I’ve tried. My brain chemistry has different plans, though. However, I’ve been reflecting on my journey lately, trying to dig deeper in search of answers, which consequently lead me to writing this post. Everything seems to connect now. I can’t help but look back to more than a decade ago, when I dropped out of college. I was pursuing a degree in mechanical engineering. After successfully completing my first year, I started to lose interest. I started to question my choices, and of course those thoughts lead to lost of focus. I couldn’t cope with the classes anymore and at the same time I wasn’t present in social circles.
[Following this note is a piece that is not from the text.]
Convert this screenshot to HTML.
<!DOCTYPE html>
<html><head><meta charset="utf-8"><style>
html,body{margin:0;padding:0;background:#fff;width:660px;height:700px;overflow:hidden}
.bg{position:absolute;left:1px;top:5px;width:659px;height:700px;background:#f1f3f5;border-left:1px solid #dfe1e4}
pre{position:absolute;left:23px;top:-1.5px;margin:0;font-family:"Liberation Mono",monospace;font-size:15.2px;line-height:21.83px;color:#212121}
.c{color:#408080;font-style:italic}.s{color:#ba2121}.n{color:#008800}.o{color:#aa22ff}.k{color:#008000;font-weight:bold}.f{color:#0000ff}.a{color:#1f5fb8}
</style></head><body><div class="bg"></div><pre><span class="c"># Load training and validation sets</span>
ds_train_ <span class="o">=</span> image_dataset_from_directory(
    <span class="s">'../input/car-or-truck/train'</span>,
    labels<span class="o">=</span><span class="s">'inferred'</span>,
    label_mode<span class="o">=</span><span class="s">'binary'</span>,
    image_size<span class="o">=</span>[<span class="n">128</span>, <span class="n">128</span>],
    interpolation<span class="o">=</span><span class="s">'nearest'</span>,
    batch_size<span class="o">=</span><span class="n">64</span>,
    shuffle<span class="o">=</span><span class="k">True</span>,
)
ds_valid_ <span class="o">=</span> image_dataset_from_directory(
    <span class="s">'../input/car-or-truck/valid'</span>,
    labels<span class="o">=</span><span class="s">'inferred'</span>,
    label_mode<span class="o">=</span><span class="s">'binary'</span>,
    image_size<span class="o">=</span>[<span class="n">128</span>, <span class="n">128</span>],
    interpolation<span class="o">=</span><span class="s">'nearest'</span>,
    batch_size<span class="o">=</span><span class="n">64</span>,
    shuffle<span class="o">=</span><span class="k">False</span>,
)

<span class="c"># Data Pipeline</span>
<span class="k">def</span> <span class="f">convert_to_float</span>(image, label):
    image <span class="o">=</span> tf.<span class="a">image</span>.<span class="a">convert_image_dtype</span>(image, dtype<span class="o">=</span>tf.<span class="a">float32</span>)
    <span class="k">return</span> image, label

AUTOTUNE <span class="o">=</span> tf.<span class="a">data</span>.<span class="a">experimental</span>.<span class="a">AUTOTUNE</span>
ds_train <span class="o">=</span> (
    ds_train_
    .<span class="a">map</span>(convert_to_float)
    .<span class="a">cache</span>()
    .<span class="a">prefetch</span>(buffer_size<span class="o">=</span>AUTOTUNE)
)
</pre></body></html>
I just wanted to be left alone to my thoughts, however unbearable they were. That seems to be the common reason why I don’t finish the things that I’ve started. I’ve always had an excuse to escape. There are plenty other examples to substantiate that. It all makes sense now. It’s been the pattern I’ve subscribed to most of my life. I’m a serial quitter.
“Your mind is a dangerous place.”
I’m ashamed to admit it. I’m ashamed that I’m not normal. Not mentally at least. All these thoughts, some of them dangerously evil, are something I have to learn to manage. It’s not up to others to adapt and be careful of what they say and do around me, it’s up to me to find a way to live in harmony with my anxiety disorder. There are things that help lift the burden for a while, like writing this post. Yet, it’s deflating to know that no one from my circle of friends or co-workers will ever read this. And the thought of sharing this post with any of them or on any of my social media accounts, is by itself anxiety inducing. So what difference does it make?